In all my years as an educator I have never had a student say to me “When I grow-up I want to be a Prostitute.” I also have never had a parent tell me they want their son or daughter to grow-up to be a prostitute. We want to ignore the data that prostitution is usually not a choice. Prostitution generally continues the marginalization of people who have already been victims. We need to change our attitude about prostitution and recognize the societal cost as well as that the majority of prostitutes began by being exploited long before the age of 18. It began when they were children. We need to support the victims of prostitution as well as support the legislation required to make it illegal to victimize women.

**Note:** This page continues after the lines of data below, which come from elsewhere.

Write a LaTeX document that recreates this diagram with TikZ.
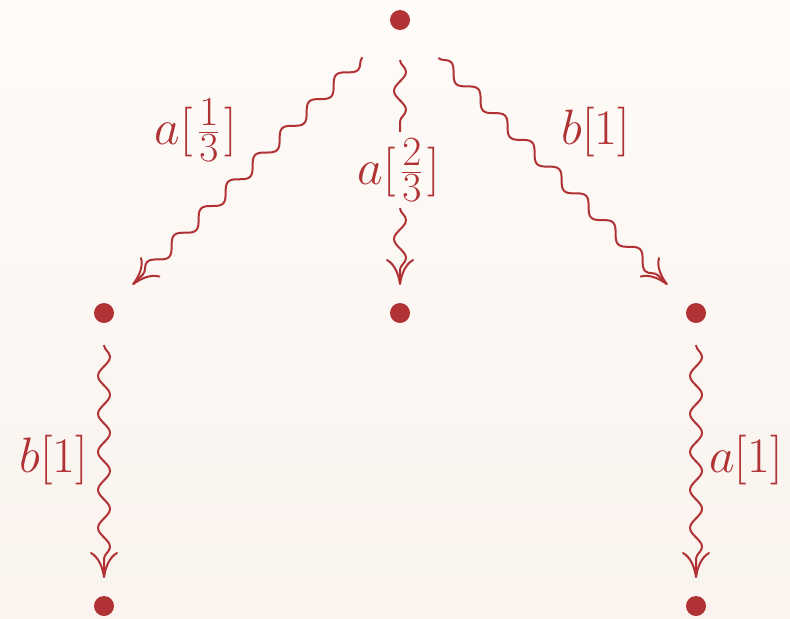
\documentclass[tikz,border=0pt]{standalone}
\usetikzlibrary{decorations.pathmorphing,arrows.meta,calc}
\definecolor{ink}{RGB}{176,50,52}
\definecolor{bgtop}{RGB}{254,251,248}
\definecolor{bgbot}{RGB}{250,243,238}
\begin{document}
\begin{tikzpicture}[x=0.5pt,y=-0.5pt,
  font=\fontsize{24.88}{30}\selectfont,
  dot/.style={circle,fill=ink,inner sep=0pt,minimum size=10pt},
  wavy/.style={draw=ink,line width=1pt,decorate,
    decoration={snake,amplitude=3pt,segment length=19pt,post length=4pt},
    -{Computer Modern Rightarrow[length=13pt,width=14pt,line width=1pt]}},
  lbl/.style={text=ink,inner sep=1pt}]
\shade[top color=bgtop,bottom color=bgbot] (0,0) rectangle (790,618);
\useasboundingbox (0,0) rectangle (790,618);
\node[dot] (t) at (400,20) {};
\node[dot] (l) at (104,313) {};
\node[dot] (m) at (400,313) {};
\node[dot] (r) at (696,313) {};
\node[dot] (bl) at (104,606) {};
\node[dot] (br) at (696,606) {};
\node[lbl] (la) at (196,130) {$a[\mkern1.5mu\frac{1}{3}\mkern1.5mu]$};
\node[lbl,inner ysep=3pt] (lm) at (399,170) {$a[\mkern1.5mu\frac{2}{3}\mkern1.5mu]$};
\node[lbl] (lr) at (596,132) {$b[1]$};
\node[lbl] (lbl1) at (54,460) {$b[1]$};
\node[lbl] (lbr) at (746,460) {$a[1]$};
\draw[wavy] ($(t.center)!26.5pt!(l.center)$) coordinate (s1) -- ($(l.center)!20pt!(t.center)$) coordinate (e1);
\draw[wavy,-] ($(t.center)!20pt!(m.center)$) coordinate (s2) -- (s2 |- lm.north);
\draw[wavy] (s2 |- lm.south) -- ($(m.center)!14pt!(t.center)$) coordinate (e2);
\draw[wavy] ($(t.center)!27pt!(r.center)$) coordinate (s3) -- ($(r.center)!20pt!(t.center)$) coordinate (e3);
\draw[wavy] ($(l.center)!16pt!(bl.center)$) coordinate (s4) -- ($(bl.center)!14pt!(l.center)$) coordinate (e4);
\draw[wavy] ($(r.center)!16pt!(br.center)$) coordinate (s5) -- ($(br.center)!14pt!(r.center)$) coordinate (e5);
\end{tikzpicture}
\end{document}
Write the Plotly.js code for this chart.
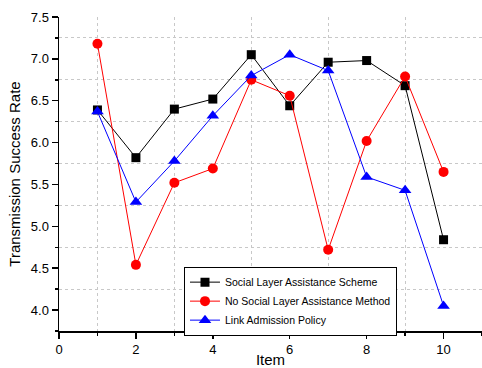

Ending child prostitution will require a combined effort of punishing those who are involved and make money from victimizing children but education and policies that support human rights of all children.

Child Poverty

Despite 25 years ago a commitment of government to end child poverty, it hasn’t happened. It can happen but we ignore what needs to be done. It can start by changing our tax policies.

What Can Be Done?

  • We need to increase tax credits for young families (Visit Canadians for Tax Fairness)
  • We need to create jobs – change business tax structures to encourage job creation and heavily tax money that is not re-invested into jobs or training. Provide incentives for businesses that invest in building communities.
  • Joint efforts of government and business to assist with day care and education. Universal day care program which will include increasing day care spaces in schools as well as in larger companies. Providing opportunities for day cares to be at people’s work places. Imagine if your employer had a day care where you not only worked but recognized the important role you have as a parent and you had the opportunity to have lunch and breaks with your children.
  • Business and government involved in job training initiatives which focus on people under the age of 35

We need to put people back to work. Youth unemployment is too high. Wages have not kept up with inflation. We need to develop systems that encourage people to work and be self-sufficient.

Education

We can blame poor results in reading and math on societal issues. In the end that won’t change results. We need to accept the data and make the changes required to bring about better scores.

What Can Be Done?

  • We need to increase the time students write and read
  • We need to focus on the foundational skills of numeracy
  • We need to create safe and inclusive school environments
  • We need to collect data from a variety of sources to see if students are learning
  • Province funding education 100% allowing School Divisions to implement the mandated policies regarding class size, curriculum and supports for student services.
  • We need to create positive learning environments
  • We need all teachers to be trained in teaching numeracy and literacy
  • We need to focus on those strategies that work and stop doing those things that don’t

Conclusion

I can hear people thinking how much will this all cost? The question should be however, “How much will it cost if we don’t do anything?” This isn’t about ideology. This is about recognizing that children matter. This is about recognizing that as adults we all have responsibility to ensure we have healthy and strong environments for our children to flourish in. This is about recognizing we all need to advocate for children. This is about recognizing our responsibility to children and the future.

This is about recognizing that CHILDREN MATTER.